▸ Description of the task
Will you output all of the data below exactly, omitting the images?
** start of Given data **
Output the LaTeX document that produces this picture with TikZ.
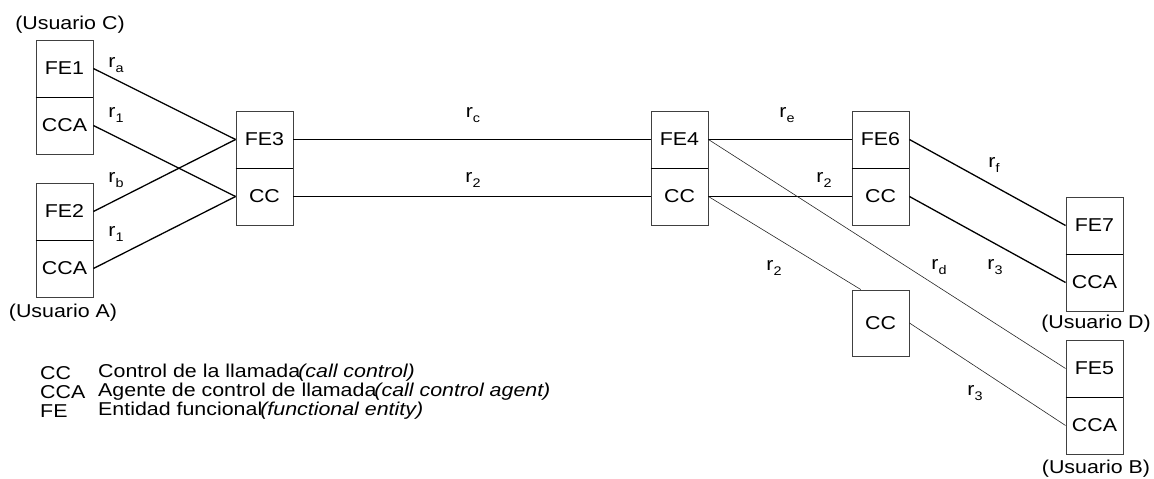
\documentclass[tikz,border=0pt]{standalone}
\usepackage{fontspec}
\setmainfont[FakeStretch=1.15]{Liberation Sans}
\usetikzlibrary{calc}
\newcommand\rsub[1]{r\raisebox{-5pt}{\fontsize{12.5}{12.5}\selectfont #1}}
\begin{document}
\begin{tikzpicture}[x=1pt,y=-1pt,
  every node/.style={font=\fontsize{18.6}{19}\selectfont, inner sep=0pt},
  half/.style={draw=black!75, line width=0.9pt, minimum width=57pt, minimum height=57pt},
  sep/.style={line width=1.3pt, black},
  main/.style={line width=1.3pt, black},
  fine/.style={line width=0.6pt, black!85},
  lab/.style={anchor=center},
  user/.style={anchor=center},
  abbr/.style={anchor=west},
  desc/.style={anchor=west}]
\useasboundingbox (0,0) rectangle (1154,479);

% user C (FE1 / CCA) and user A (FE2 / CCA)
\node[half] (fe1)  at (64.5,68.5)  {FE1};
\node[half] (cca1) at (64.5,125.5) {CCA};
\node[half] (fe2)  at (64.5,211.5) {FE2};
\node[half] (cca2) at (64.5,268.5) {CCA};
\draw[sep] (fe1.south west) -- (fe1.south east);
\draw[sep] (fe2.south west) -- (fe2.south east);
\node[user] (uc) at (70,25)  {(Usuario C)};
\node[user] (ua) at (63,313) {(Usuario A)};

% local exchange FE3 / CC
\node[half] (fe3) at (264.5,139.5) {FE3};
\node[half] (cc3) at (264.5,196.5) {CC};
\draw[sep] (fe3.south west) -- (fe3.south east);

% transit exchange FE4 / CC
\node[half] (fe4) at (679.5,139.5) {FE4};
\node[half] (cc4) at (679.5,196.5) {CC};
\draw[sep] (fe4.south west) -- (fe4.south east);

% FE6 / CC
\node[half] (fe6) at (880.5,139.5) {FE6};
\node[half] (cc6) at (880.5,196.5) {CC};
\draw[sep] (fe6.south west) -- (fe6.south east);

% standalone CC
\node[half, minimum height=66pt] (cc5) at (880.5,323) {CC};

% user D (FE7 / CCA) and user B (FE5 / CCA)
\node[half] (fe7)  at (1094.5,225.5) {FE7};
\node[half] (cca7) at (1094.5,282.5) {CCA};
\draw[sep] (fe7.south west) -- (fe7.south east);
\node[user] (ud) at (1096,324) {(Usuario D)};
\node[half] (fe5)  at (1094.5,368.5) {FE5};
\node[half] (cca5) at (1094.5,425.5) {CCA};
\draw[sep] (fe5.south west) -- (fe5.south east);
\node[user] (ub) at (1096,469) {(Usuario B)};

% relations
\draw[main] (fe1.east)  -- (fe3.west);
\draw[main] (cca1.east) -- (cc3.west);
\draw[main] (fe2.east)  -- (fe3.west);
\draw[main] (cca2.east) -- (cc3.west);
\draw[main] (fe3.east)  -- (fe4.west);
\draw[main] (cc3.east)  -- (cc4.west);
\draw[main] (fe4.east)  -- (fe6.west);
\draw[main] (cc4.east)  -- (cc6.west);
\draw[main] (fe6.east)  -- (fe7.west);
\draw[main] (cc6.east)  -- (cca7.west);
\coordinate (cc5in) at ($(cc5.north west)!0.16!(cc5.north east)$);
\draw[fine] (fe4.east) -- (fe5.west);
\draw[fine] (cc4.east) -- (cc5in);
\draw[fine] (cc5.east) -- (cca5.west);

% relation labels
\node[lab] (la)  at (116,65)  {\rsub{a}};
\node[lab] (l1a) at (116,115) {\rsub{1}};
\node[lab] (lb)  at (116,180) {\rsub{b}};
\node[lab] (l1b) at (116,234) {\rsub{1}};
\node[lab] (lc)  at (473,115) {\rsub{c}};
\node[lab] (l2a) at (473,180) {\rsub{2}};
\node[lab] (le)  at (787,115) {\rsub{e}};
\node[lab] (l2b) at (824,180) {\rsub{2}};
\node[lab] (lf)  at (994,165) {\rsub{f}};
\node[lab] (l2c) at (774,268) {\rsub{2}};
\node[lab] (ld)  at (939,267) {\rsub{d}};
\node[lab] (l3a) at (995,267) {\rsub{3}};
\node[lab] (l3b) at (975,393) {\rsub{3}};

% legend
\node[abbr] (kcc)  at (40,373) {CC};
\node[abbr] (kcca) at (40,392) {CCA};
\node[abbr] (kfe)  at (40,411) {FE};
\node[desc] (dcc)  at (98,373) {Control de la llamada\kern-2pt\textit{(call control)}};
\node[desc] (dcca) at (98,392) {Agente de control de llamada\kern-2pt\textit{(call control agent)}};
\node[desc] (dfe)  at (98,411) {Entidad funcional\kern-2pt\textit{(functional entity)}};
\end{tikzpicture}
\end{document}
** end of Given data **
▸ Solution to the exercise
Output the LaTeX document that produces this picture with TikZ.
\documentclass[tikz,border=0pt]{standalone}
\usepackage{fontspec}
\setmainfont[FakeStretch=1.15]{Liberation Sans}
\usetikzlibrary{calc}
\newcommand\rsub[1]{r\raisebox{-5pt}{\fontsize{12.5}{12.5}\selectfont #1}}
\begin{document}
\begin{tikzpicture}[x=1pt,y=-1pt,
  every node/.style={font=\fontsize{18.6}{19}\selectfont, inner sep=0pt},
  half/.style={draw=black!75, line width=0.9pt, minimum width=57pt, minimum height=57pt},
  sep/.style={line width=1.3pt, black},
  main/.style={line width=1.3pt, black},
  fine/.style={line width=0.6pt, black!85},
  lab/.style={anchor=center},
  user/.style={anchor=center},
  abbr/.style={anchor=west},
  desc/.style={anchor=west}]
\useasboundingbox (0,0) rectangle (1154,479);

% user C (FE1 / CCA) and user A (FE2 / CCA)
\node[half] (fe1)  at (64.5,68.5)  {FE1};
\node[half] (cca1) at (64.5,125.5) {CCA};
\node[half] (fe2)  at (64.5,211.5) {FE2};
\node[half] (cca2) at (64.5,268.5) {CCA};
\draw[sep] (fe1.south west) -- (fe1.south east);
\draw[sep] (fe2.south west) -- (fe2.south east);
\node[user] (uc) at (70,25)  {(Usuario C)};
\node[user] (ua) at (63,313) {(Usuario A)};

% local exchange FE3 / CC
\node[half] (fe3) at (264.5,139.5) {FE3};
\node[half] (cc3) at (264.5,196.5) {CC};
\draw[sep] (fe3.south west) -- (fe3.south east);

% transit exchange FE4 / CC
\node[half] (fe4) at (679.5,139.5) {FE4};
\node[half] (cc4) at (679.5,196.5) {CC};
\draw[sep] (fe4.south west) -- (fe4.south east);

% FE6 / CC
\node[half] (fe6) at (880.5,139.5) {FE6};
\node[half] (cc6) at (880.5,196.5) {CC};
\draw[sep] (fe6.south west) -- (fe6.south east);

% standalone CC
\node[half, minimum height=66pt] (cc5) at (880.5,323) {CC};

% user D (FE7 / CCA) and user B (FE5 / CCA)
\node[half] (fe7)  at (1094.5,225.5) {FE7};
\node[half] (cca7) at (1094.5,282.5) {CCA};
\draw[sep] (fe7.south west) -- (fe7.south east);
\node[user] (ud) at (1096,324) {(Usuario D)};
\node[half] (fe5)  at (1094.5,368.5) {FE5};
\node[half] (cca5) at (1094.5,425.5) {CCA};
\draw[sep] (fe5.south west) -- (fe5.south east);
\node[user] (ub) at (1096,469) {(Usuario B)};

% relations
\draw[main] (fe1.east)  -- (fe3.west);
\draw[main] (cca1.east) -- (cc3.west);
\draw[main] (fe2.east)  -- (fe3.west);
\draw[main] (cca2.east) -- (cc3.west);
\draw[main] (fe3.east)  -- (fe4.west);
\draw[main] (cc3.east)  -- (cc4.west);
\draw[main] (fe4.east)  -- (fe6.west);
\draw[main] (cc4.east)  -- (cc6.west);
\draw[main] (fe6.east)  -- (fe7.west);
\draw[main] (cc6.east)  -- (cca7.west);
\coordinate (cc5in) at ($(cc5.north west)!0.16!(cc5.north east)$);
\draw[fine] (fe4.east) -- (fe5.west);
\draw[fine] (cc4.east) -- (cc5in);
\draw[fine] (cc5.east) -- (cca5.west);

% relation labels
\node[lab] (la)  at (116,65)  {\rsub{a}};
\node[lab] (l1a) at (116,115) {\rsub{1}};
\node[lab] (lb)  at (116,180) {\rsub{b}};
\node[lab] (l1b) at (116,234) {\rsub{1}};
\node[lab] (lc)  at (473,115) {\rsub{c}};
\node[lab] (l2a) at (473,180) {\rsub{2}};
\node[lab] (le)  at (787,115) {\rsub{e}};
\node[lab] (l2b) at (824,180) {\rsub{2}};
\node[lab] (lf)  at (994,165) {\rsub{f}};
\node[lab] (l2c) at (774,268) {\rsub{2}};
\node[lab] (ld)  at (939,267) {\rsub{d}};
\node[lab] (l3a) at (995,267) {\rsub{3}};
\node[lab] (l3b) at (975,393) {\rsub{3}};

% legend
\node[abbr] (kcc)  at (40,373) {CC};
\node[abbr] (kcca) at (40,392) {CCA};
\node[abbr] (kfe)  at (40,411) {FE};
\node[desc] (dcc)  at (98,373) {Control de la llamada\kern-2pt\textit{(call control)}};
\node[desc] (dcca) at (98,392) {Agente de control de llamada\kern-2pt\textit{(call control agent)}};
\node[desc] (dfe)  at (98,411) {Entidad funcional\kern-2pt\textit{(functional entity)}};
\end{tikzpicture}
\end{document}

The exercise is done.